» INSTRUCTIONS TO FOLLOW: Your task is to transcribe all of the data below exactly, omitting the images.

** Begin PROVIDED DATA **

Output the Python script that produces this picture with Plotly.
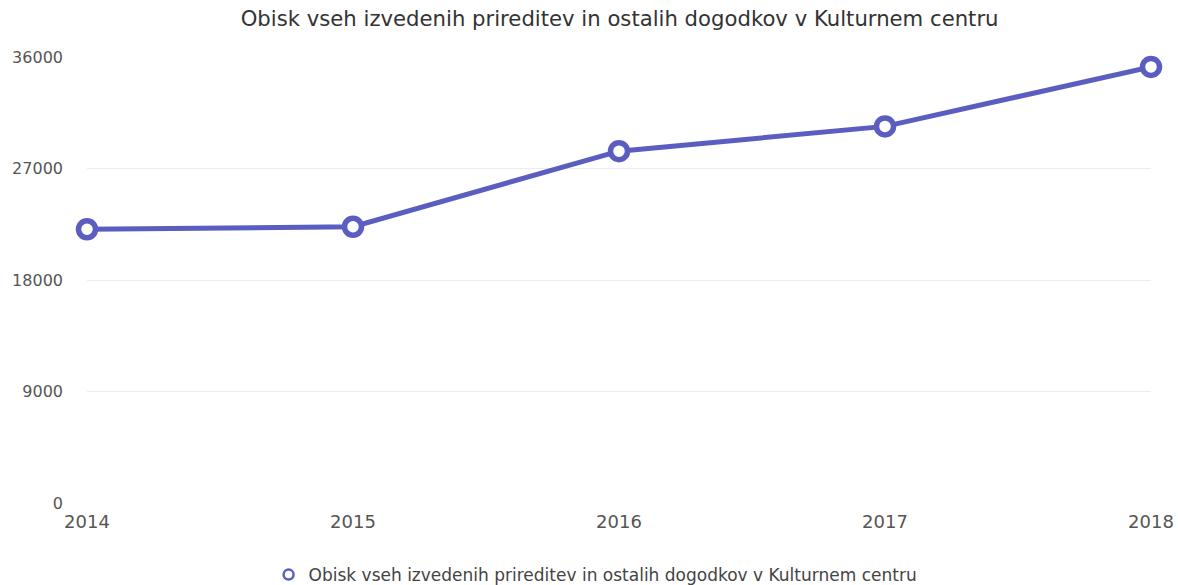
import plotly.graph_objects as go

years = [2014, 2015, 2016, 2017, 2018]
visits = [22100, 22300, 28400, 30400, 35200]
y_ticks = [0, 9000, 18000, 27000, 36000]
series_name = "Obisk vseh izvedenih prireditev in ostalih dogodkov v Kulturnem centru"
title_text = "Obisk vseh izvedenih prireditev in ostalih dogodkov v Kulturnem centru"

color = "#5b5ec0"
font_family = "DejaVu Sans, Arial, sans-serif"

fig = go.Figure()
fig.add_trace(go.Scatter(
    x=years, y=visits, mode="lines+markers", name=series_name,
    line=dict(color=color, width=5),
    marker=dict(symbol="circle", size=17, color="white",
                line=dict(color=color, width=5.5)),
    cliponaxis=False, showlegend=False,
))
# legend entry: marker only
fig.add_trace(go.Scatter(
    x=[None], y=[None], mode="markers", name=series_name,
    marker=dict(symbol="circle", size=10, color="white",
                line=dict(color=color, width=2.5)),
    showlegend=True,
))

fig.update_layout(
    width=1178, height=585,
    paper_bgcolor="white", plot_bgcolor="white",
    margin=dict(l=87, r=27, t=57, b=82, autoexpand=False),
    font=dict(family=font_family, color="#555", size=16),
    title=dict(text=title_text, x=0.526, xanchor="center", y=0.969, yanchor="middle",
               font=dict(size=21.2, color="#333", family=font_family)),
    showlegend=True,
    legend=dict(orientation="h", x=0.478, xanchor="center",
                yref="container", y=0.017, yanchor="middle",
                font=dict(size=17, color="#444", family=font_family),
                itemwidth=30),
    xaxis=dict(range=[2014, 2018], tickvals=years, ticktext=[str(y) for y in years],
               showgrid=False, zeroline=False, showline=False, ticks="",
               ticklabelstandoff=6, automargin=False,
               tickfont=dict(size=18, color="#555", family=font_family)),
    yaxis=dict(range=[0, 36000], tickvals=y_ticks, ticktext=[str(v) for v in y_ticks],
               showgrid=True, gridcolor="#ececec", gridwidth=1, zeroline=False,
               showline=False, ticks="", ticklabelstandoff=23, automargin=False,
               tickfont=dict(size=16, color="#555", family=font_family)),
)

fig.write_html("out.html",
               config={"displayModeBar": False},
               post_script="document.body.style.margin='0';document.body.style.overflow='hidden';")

** End PROVIDED DATA **

» OUTPUT:
Output the Python script that produces this picture with Plotly.
import plotly.graph_objects as go

years = [2014, 2015, 2016, 2017, 2018]
visits = [22100, 22300, 28400, 30400, 35200]
y_ticks = [0, 9000, 18000, 27000, 36000]
series_name = "Obisk vseh izvedenih prireditev in ostalih dogodkov v Kulturnem centru"
title_text = "Obisk vseh izvedenih prireditev in ostalih dogodkov v Kulturnem centru"

color = "#5b5ec0"
font_family = "DejaVu Sans, Arial, sans-serif"

fig = go.Figure()
fig.add_trace(go.Scatter(
    x=years, y=visits, mode="lines+markers", name=series_name,
    line=dict(color=color, width=5),
    marker=dict(symbol="circle", size=17, color="white",
                line=dict(color=color, width=5.5)),
    cliponaxis=False, showlegend=False,
))
# legend entry: marker only
fig.add_trace(go.Scatter(
    x=[None], y=[None], mode="markers", name=series_name,
    marker=dict(symbol="circle", size=10, color="white",
                line=dict(color=color, width=2.5)),
    showlegend=True,
))

fig.update_layout(
    width=1178, height=585,
    paper_bgcolor="white", plot_bgcolor="white",
    margin=dict(l=87, r=27, t=57, b=82, autoexpand=False),
    font=dict(family=font_family, color="#555", size=16),
    title=dict(text=title_text, x=0.526, xanchor="center", y=0.969, yanchor="middle",
               font=dict(size=21.2, color="#333", family=font_family)),
    showlegend=True,
    legend=dict(orientation="h", x=0.478, xanchor="center",
                yref="container", y=0.017, yanchor="middle",
                font=dict(size=17, color="#444", family=font_family),
                itemwidth=30),
    xaxis=dict(range=[2014, 2018], tickvals=years, ticktext=[str(y) for y in years],
               showgrid=False, zeroline=False, showline=False, ticks="",
               ticklabelstandoff=6, automargin=False,
               tickfont=dict(size=18, color="#555", family=font_family)),
    yaxis=dict(range=[0, 36000], tickvals=y_ticks, ticktext=[str(v) for v in y_ticks],
               showgrid=True, gridcolor="#ececec", gridwidth=1, zeroline=False,
               showline=False, ticks="", ticklabelstandoff=23, automargin=False,
               tickfont=dict(size=16, color="#555", family=font_family)),
)

fig.write_html("out.html",
               config={"displayModeBar": False},
               post_script="document.body.style.margin='0';document.body.style.overflow='hidden';")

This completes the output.